- Directed by: Pierre Rehov
- Produced by: Pierre Rehov
- Release date: 2003;
- Running time: 52 min
- Languages: English, Arabic, Hebrew and French with English subtitles

= The Road to Jenin =

The Road to Jenin is a 2003 documentary directed by Pierre Rehov, a French-Israeli film director, whose documentaries mostly deal with the Middle East conflict. The Road to Jenin was produced to counter the Palestinian narrative in relation to the Battle of Jenin, between the Israeli army and Palestinian militants in April 2002, which drew Palestinian accounts of a "Jenin Massacre" (مجزرة جنين). This film was also a response to Mohammad Bakri's 2002 film Jenin, Jenin.

==Content==
Rehov's film begins some time before Israel's Operation Defensive Shield in Jenin with the Passover Seder bombing in Netanya, referred to in Israel as the Passover massacre, in which some 30 Israeli civilians were killed and 140 injured by a terrorist bomb.

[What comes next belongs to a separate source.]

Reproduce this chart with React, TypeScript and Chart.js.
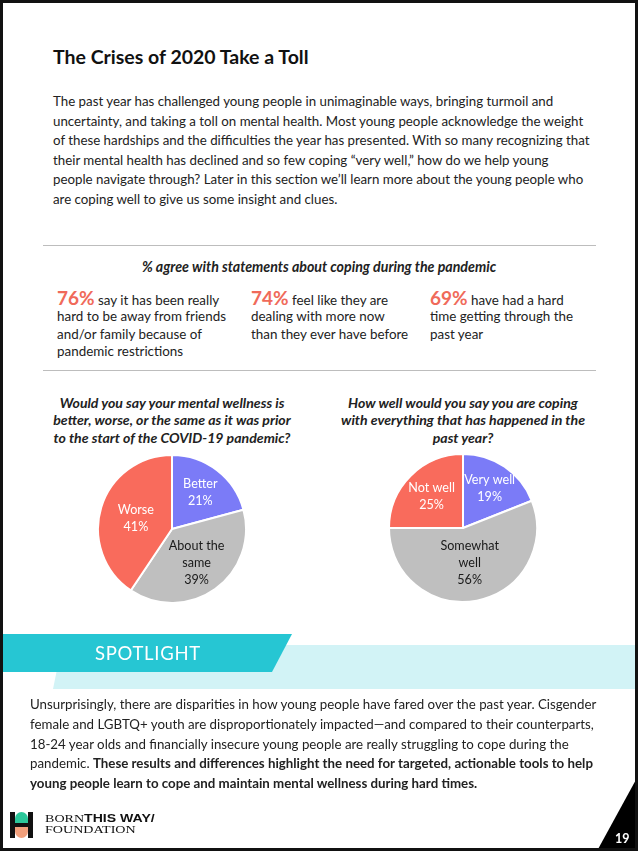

Israel Channel One, which showed the film on its program Prime Time, said of it:
In the last section of the film, the film director, Pierre Rehov, travels to Jenin to interview Palestinians to get their side of the story - but Palestinian were caught in their own lies. For instance, a Palestinian journalist was caught staging a woman giving birth at a checkpoint. Or a Palestinian doctor shows a wing of the hospital that is supposed to have been destroyed by Tsahal. Despite the tense atmosphere and the constant danger, Tsahal soldiers assist Palestinians civilians. One soldier opens a can of food for an old lady who blesses him. A few other soldiers bring boxes of food to a Palestinian family and children. According to the UN, the Palestinians losses amount to 52, 40 of whom were fighters; whereas the Israeli Army, Tsahal, lost 23 soldiers. Not even close to the Palestinians' accusation of a massacre.

== Reception ==
Shirly Bahar found that the film (as well as the Israeli film Jenin: Reserves Diary, also from 2003) "dismiss Bakri's film, propagating the legitimacy of the IDF's operation in Jenin". Aviv Lavie of Haaretz called the film a "propagandistic counter-documentary".